Read on for the Wired.com interview, and find out more about Mazzanoble — whose first book, Confessions of a Part-Time Sorceress: A Girl’s Guide to the Dungeons and Dragons Game, was nominated for an Origins Award and won the 2008 ENnie Award for Best Regalia — at her website. (Full disclosure: She also works for Wizards as associate brand marketing manager for Dungeons & Dragons.)
Wired.com: Your book is full of ideas of how D&D can help you in “real life” and how life lessons can be gleaned from game time. If you could name the top three things “you needed to know” for life that come from D&D, what would they be?
Shelly Mazzanoble: One: Not knowing what’s inside every dungeon before you enter is part of the fun. Two: Men can’t resist a lady in an “I Brake for Owlbears” T-shirt. Three: You will not win Citizen of the Year for calling out people who take 17 items in the 15-items-or-less express lane.
Wired.com: During the narrative of the book, you begin to DM (aka “to Dungeon Master,” or referee) some D&D games. As a first-timer to DMing, you must have learned some key lessons. What did that experience teach you?

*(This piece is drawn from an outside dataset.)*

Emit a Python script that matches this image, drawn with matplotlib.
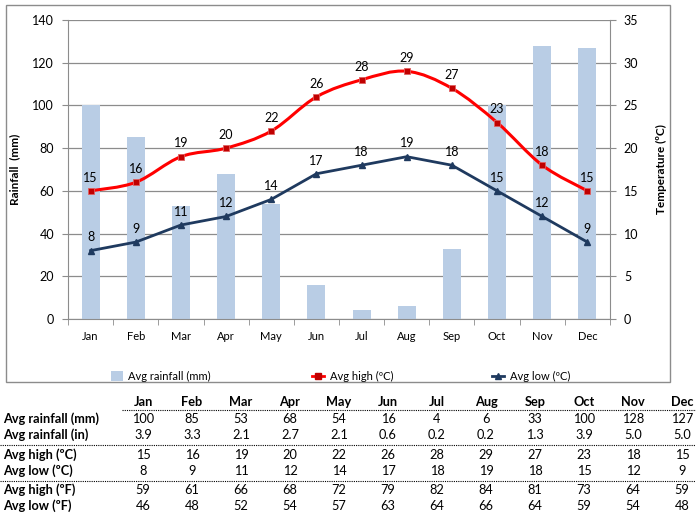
import numpy as np
import matplotlib
matplotlib.use("Agg")
import matplotlib.pyplot as plt
from matplotlib.path import Path
from matplotlib.patches import PathPatch, Patch, Rectangle
from matplotlib.lines import Line2D

plt.rcParams['font.family'] = ['Lato', 'DejaVu Sans']

months = ['Jan', 'Feb', 'Mar', 'Apr', 'May', 'Jun', 'Jul', 'Aug', 'Sep', 'Oct', 'Nov', 'Dec']
rain_mm = [100, 85, 53, 68, 54, 16, 4, 6, 33, 100, 128, 127]
rain_in = ['3.9', '3.3', '2.1', '2.7', '2.1', '0.6', '0.2', '0.2', '1.3', '3.9', '5.0', '5.0']
high_c = [15, 16, 19, 20, 22, 26, 28, 29, 27, 23, 18, 15]
low_c = [8, 9, 11, 12, 14, 17, 18, 19, 18, 15, 12, 9]
high_f = [59, 61, 66, 68, 72, 79, 82, 84, 81, 73, 64, 59]
low_f = [46, 48, 52, 54, 57, 63, 64, 66, 64, 59, 54, 48]

bar_color = '#B9CDE5'
high_color = '#FF0000'
high_marker = '#C00000'
low_color = '#1F3A5F'
grid_color = '#8C8C8C'

W, H = 696, 514
fig = plt.figure(figsize=(W / 100, H / 100), dpi=100)

# outer chart frame
fig.patches.append(Rectangle((6 / W, 1 - 382 / H), (670 - 6) / W, (382 - 5) / H,
                             transform=fig.transFigure, fill=False,
                             edgecolor='#8C8C8C', linewidth=1))

ax = fig.add_axes([68 / W, 1 - 319 / H, (610 - 68) / W, (319 - 20) / H])
x = np.arange(len(months))
ax.bar(x, rain_mm, width=0.4, color=bar_color, zorder=2)
ax.set_xlim(-0.5, len(months) - 0.5)
ax.set_ylim(0, 140)
ax.set_yticks(range(0, 141, 20))
ax.yaxis.grid(True, color=grid_color, linewidth=0.9)
ax.set_axisbelow(True)
ax.set_xticks(x)
ax.set_xticklabels(months, fontsize=8)
ax.set_xticks(np.arange(-0.5, len(months)), minor=True)
ax.tick_params(axis='x', which='major', length=0, pad=9)
ax.tick_params(axis='x', which='minor', length=4, color=grid_color)
ax.tick_params(axis='y', length=4, color=grid_color, labelsize=9, pad=6)
for s in ['top', 'right']:
    ax.spines[s].set_visible(False)
for s in ['left', 'bottom']:
    ax.spines[s].set_color(grid_color)
ax.set_ylabel('Rainfall  (mm)', fontsize=8.5, fontweight='bold', labelpad=9)

ax2 = ax.twinx()
ax2.set_ylim(0, 35)
ax2.set_yticks(range(0, 36, 5))
ax2.tick_params(axis='y', length=4, color=grid_color, labelsize=9, pad=6)
for s in ['top', 'left', 'bottom']:
    ax2.spines[s].set_visible(False)
ax2.spines['right'].set_color(grid_color)
ax2.set_ylabel('Temperature (ºC)', fontsize=8.5, fontweight='bold', labelpad=13)


def smooth_path(xs, ys):
    n = len(xs)
    verts = [(xs[0], ys[0])]
    codes = [Path.MOVETO]
    for i in range(n - 1):
        a = max(i - 1, 0)
        b = min(i + 2, n - 1)
        c1 = (xs[i] + (xs[i + 1] - xs[a]) / 6, ys[i] + (ys[i + 1] - ys[a]) / 6)
        c2 = (xs[i + 1] - (xs[b] - xs[i]) / 6, ys[i + 1] - (ys[b] - ys[i]) / 6)
        verts += [c1, c2, (xs[i + 1], ys[i + 1])]
        codes += [Path.CURVE4] * 3
    return Path(verts, codes)


ax2.add_patch(PathPatch(smooth_path(x, high_c), facecolor='none',
                        edgecolor=high_color, linewidth=2.2, zorder=3))
ax2.plot(x, high_c, linestyle='none', marker='s', markersize=4.5,
         markerfacecolor=high_marker, markeredgecolor='#E06060',
         markeredgewidth=0.6, zorder=4)
ax2.plot(x, low_c, color=low_color, linewidth=2, marker='^', markersize=4,
         markerfacecolor=low_color, zorder=3)

for xi, v in zip(x, high_c):
    ax2.annotate(str(v), (xi, v), xytext=(0, 9.5), textcoords='offset points',
                 ha='center', va='center', fontsize=9, zorder=5)
for xi, v in zip(x, low_c):
    ax2.annotate(str(v), (xi, v), xytext=(0, 9.5), textcoords='offset points',
                 ha='center', va='center', fontsize=9, zorder=5)

# legend, three separate entries laid out like the original
leg_y = 1 - 376 / H
entries = [
    (Patch(facecolor=bar_color, edgecolor='none'), 'Avg rainfall (mm)', 111),
    (Line2D([], [], color=high_color, linewidth=2, marker='s', markersize=5,
            markerfacecolor=high_marker, markeredgecolor=high_marker), 'Avg high (ºC)', 312),
    (Line2D([], [], color=low_color, linewidth=2, marker='^', markersize=5,
            markerfacecolor=low_color), 'Avg low (ºC)', 492),
]
for handle, label, px in entries:
    is_patch = isinstance(handle, Patch)
    leg = fig.legend([handle], [label], loc='center left',
                     bbox_to_anchor=(px / W, leg_y), frameon=False,
                     fontsize=8, borderpad=0, borderaxespad=0,
                     handlelength=1.05 if is_patch else 1.1,
                     handleheight=1.05 if is_patch else 0.7,
                     handletextpad=0.5)

# data table below the chart
col_x = np.linspace(143, 682, len(months))
row_y = [419, 435, 455, 471, 490, 506]
head_y = 402
fs = 9.2
for cx, m in zip(col_x, months):
    fig.text(cx / W, 1 - head_y / H, m, ha='center', va='center',
             fontsize=fs, fontweight='bold')

rows = [
    ('Avg rainfall (mm)', rain_mm),
    ('Avg rainfall (in)', rain_in),
    ('Avg high (ºC)', high_c),
    ('Avg low (ºC)', low_c),
    ('Avg high (ºF)', high_f),
    ('Avg low (ºF)', low_f),
]
for (label, vals), ry in zip(rows, row_y):
    fig.text(3 / W, 1 - ry / H, label, ha='left', va='center',
             fontsize=fs, fontweight='bold')
    for cx, v in zip(col_x, vals):
        fig.text(cx / W, 1 - ry / H, str(v), ha='center', va='center', fontsize=fs)

for x0, yy in [(122, 410), (0, 445), (0, 481)]:
    fig.add_artist(Line2D([x0 / W, 1], [1 - yy / H, 1 - yy / H],
                          transform=fig.transFigure, color='black',
                          linestyle=(0, (1, 1)), linewidth=0.8))

fig.savefig('out.png', dpi=100)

Mazzanoble: DMing is much like hosting a party — something I am very familiar with. You need to have the right mix of people, provide a comfortable atmosphere, and be flexible so you can respond quickly to your guests’ needs. If you’re having fun, your guests will too. However, also like DMing, I tend to overcomplicate matters. I really like cooking so I make every little thing from scratch. Why buy a chutney when you can make your own in 16 easy steps?
Once, at a dinner party I hosted, I labored over making my own butter. I mean, seriously? I live 38 seconds from a Safeway but I insisted on making butter. It was delicious — garlic- and rosemary-infused — and of course in the flurry of all the other activity such as enjoying my friend’s company and shoving puff-pastry pizzas into my face, I completely forgot to serve it. The same thing happened in a D&D game I ran where I insisted on writing the whole adventure myself. I had every monster strategically hidden away, ready to pounce when the [player characters] dared step in its aura. Only my gargoyles were hidden a little too well and I forgot about them. All that work and they never even saw combat. In both cases, no one was the wiser. And my butter-making days are over. I feel so liberated.
Wired.com: You also make a rather grand pronouncement at that beginning of your book: “That’s the thing about D&D. It changes lives. And was about to change mine. Roll for initiative, universe.” So, without giving away too much, how did it change your life?
Mazzanoble: Well, you and I both know how much D&D can change a person — for the better, I might add. Even before I wrote this book, D&D had changed my life because I’ve met some of my best friends and most inspiring people because of it.
I have some … quirks … shall we say, and thought I might benefit from working on some of them. During the course of writing this book, I tried to live my life the way my D&D character would and it has helped me to loosen up, lighten up and even in some cases live it up. I seem to spend more time in taverns now.